The New Jersey Business & Industry Association is calling on lawmakers to vote on legislation expanding eligibility under the state’s angel investor tax credit program, which would allow for investments in the holding companies of qualified, “emerging,” New Jersey-based tech businesses.
On Monday, the Senate Economic Growth Committee voted to advance the measure, sending it forward to the Senate Budget and Appropriations Committee.
“Small and emerging technology companies will help drive New Jersey’s economy today and into the future, and these companies put a high priority on being able to access capital,” said Andrew Musick, NJBIA’s director of taxation and economic development. “Expanding the Angel Investor tax credit program would make it that much easier for companies to raise the capital needed to take an idea from the laboratory to the market.”

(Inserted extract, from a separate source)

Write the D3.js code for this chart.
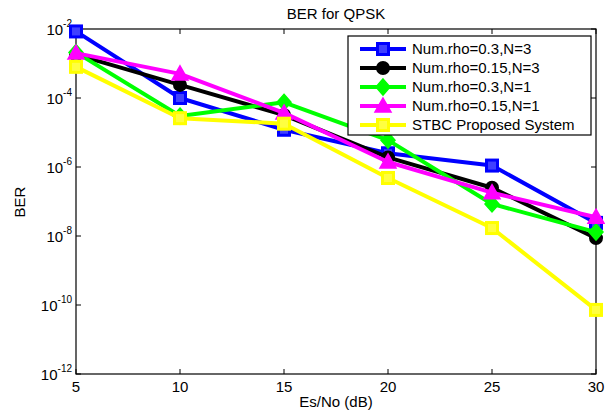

The bill would allow for qualified indirect investments in the holding companies and would also mandate that any tax credits due to a corporation as a result of investments will be distributed to its individual owners based upon their proportional ownership shares.
“The Angel Investor Tax Credit was a key component of NJBIA’s plans for improving New Jersey’s innovation ecosystem,” Musick added. “The original law was one of the recommendations of NJPRO (New Jersey Policy Research Organization) Foundation, the Association's research arm and we think it is a crucial component for the state’s innovation ecosystem.”